**** Raw data

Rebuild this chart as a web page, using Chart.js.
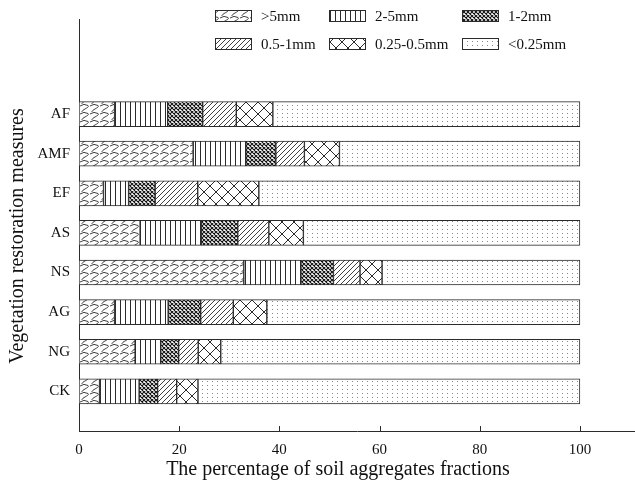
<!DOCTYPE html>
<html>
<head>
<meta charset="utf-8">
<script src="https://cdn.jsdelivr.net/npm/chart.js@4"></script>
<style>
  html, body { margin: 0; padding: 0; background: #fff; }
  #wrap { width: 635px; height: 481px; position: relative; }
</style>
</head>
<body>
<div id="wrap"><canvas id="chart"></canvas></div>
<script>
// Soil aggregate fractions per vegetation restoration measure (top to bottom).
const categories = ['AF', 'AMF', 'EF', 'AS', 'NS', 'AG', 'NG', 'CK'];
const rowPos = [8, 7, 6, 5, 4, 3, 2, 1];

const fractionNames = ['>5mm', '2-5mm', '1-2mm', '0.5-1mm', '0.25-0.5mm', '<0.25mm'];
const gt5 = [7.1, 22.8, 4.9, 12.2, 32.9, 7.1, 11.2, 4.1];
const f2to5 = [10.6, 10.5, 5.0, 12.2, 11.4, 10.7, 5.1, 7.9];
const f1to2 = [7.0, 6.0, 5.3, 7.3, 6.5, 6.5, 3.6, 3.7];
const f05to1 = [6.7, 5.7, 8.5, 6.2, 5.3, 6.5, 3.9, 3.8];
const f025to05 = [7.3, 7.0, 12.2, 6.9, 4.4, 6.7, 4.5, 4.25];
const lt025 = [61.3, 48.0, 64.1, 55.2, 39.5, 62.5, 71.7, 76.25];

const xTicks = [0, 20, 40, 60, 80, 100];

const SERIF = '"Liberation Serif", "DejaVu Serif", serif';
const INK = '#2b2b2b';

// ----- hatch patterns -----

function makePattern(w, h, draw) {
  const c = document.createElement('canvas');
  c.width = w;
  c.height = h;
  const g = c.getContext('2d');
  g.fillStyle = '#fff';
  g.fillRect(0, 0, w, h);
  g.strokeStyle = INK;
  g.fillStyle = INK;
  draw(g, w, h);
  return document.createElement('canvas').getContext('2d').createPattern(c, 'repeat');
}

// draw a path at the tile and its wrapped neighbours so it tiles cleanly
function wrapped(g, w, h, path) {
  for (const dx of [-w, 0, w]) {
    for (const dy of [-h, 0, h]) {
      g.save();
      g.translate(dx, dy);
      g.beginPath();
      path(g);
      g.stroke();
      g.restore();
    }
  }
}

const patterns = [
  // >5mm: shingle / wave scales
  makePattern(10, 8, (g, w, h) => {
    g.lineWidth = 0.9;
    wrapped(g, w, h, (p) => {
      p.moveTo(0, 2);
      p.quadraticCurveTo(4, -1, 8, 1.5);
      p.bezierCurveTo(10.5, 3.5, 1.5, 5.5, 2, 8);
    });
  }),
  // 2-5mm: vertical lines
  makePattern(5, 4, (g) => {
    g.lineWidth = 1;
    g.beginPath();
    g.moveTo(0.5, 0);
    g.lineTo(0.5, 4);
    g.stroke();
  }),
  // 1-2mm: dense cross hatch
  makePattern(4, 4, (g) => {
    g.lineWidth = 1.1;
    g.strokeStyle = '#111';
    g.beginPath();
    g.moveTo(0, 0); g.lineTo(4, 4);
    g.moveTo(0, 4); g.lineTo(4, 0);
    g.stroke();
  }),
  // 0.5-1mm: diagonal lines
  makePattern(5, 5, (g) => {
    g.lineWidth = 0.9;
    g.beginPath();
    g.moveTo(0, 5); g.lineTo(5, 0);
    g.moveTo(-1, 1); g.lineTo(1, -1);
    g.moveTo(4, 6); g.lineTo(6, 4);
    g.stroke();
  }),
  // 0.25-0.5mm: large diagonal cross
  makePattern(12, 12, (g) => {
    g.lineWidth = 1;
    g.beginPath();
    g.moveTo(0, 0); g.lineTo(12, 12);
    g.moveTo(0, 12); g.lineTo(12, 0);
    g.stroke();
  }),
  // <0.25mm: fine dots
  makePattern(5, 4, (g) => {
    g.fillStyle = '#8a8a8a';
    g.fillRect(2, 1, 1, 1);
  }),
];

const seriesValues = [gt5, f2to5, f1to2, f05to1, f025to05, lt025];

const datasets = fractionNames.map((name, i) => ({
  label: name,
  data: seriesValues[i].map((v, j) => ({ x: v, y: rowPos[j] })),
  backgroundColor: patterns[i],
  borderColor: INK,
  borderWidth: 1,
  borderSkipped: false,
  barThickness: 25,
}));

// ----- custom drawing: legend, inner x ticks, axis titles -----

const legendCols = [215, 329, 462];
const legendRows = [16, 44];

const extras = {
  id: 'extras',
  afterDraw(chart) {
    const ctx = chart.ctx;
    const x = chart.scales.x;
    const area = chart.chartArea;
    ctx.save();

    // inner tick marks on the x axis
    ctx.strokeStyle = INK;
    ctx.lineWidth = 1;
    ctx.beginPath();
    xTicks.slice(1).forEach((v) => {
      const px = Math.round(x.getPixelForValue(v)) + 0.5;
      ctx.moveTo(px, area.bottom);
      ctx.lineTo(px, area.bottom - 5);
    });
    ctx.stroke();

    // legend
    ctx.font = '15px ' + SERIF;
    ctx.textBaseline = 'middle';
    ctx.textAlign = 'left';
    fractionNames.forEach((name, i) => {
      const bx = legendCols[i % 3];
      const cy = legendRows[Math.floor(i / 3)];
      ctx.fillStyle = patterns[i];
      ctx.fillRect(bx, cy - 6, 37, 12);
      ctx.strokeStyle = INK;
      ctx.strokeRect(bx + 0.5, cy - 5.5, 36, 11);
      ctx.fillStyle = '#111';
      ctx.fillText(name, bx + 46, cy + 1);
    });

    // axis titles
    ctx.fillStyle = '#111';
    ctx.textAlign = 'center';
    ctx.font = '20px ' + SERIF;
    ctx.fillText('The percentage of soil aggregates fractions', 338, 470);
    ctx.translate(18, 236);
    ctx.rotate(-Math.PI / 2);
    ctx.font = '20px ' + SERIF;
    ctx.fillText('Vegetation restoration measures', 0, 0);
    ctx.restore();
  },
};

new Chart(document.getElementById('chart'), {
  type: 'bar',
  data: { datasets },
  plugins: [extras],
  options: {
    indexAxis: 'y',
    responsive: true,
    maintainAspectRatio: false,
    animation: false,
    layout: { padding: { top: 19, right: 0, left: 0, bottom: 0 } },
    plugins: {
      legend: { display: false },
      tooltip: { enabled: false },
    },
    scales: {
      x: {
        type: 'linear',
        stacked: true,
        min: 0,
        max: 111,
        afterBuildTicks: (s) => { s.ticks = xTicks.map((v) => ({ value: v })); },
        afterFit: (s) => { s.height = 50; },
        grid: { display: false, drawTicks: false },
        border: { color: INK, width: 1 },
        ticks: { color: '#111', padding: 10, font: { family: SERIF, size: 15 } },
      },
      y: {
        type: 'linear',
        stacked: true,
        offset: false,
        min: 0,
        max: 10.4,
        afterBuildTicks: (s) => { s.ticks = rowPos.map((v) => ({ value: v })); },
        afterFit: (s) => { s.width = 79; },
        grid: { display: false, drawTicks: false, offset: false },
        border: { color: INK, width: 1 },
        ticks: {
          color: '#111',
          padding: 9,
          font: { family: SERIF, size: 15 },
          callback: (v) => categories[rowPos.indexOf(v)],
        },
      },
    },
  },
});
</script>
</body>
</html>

********

Count how many lines contain "chart" and give only that count.

**Response for this exercise**
8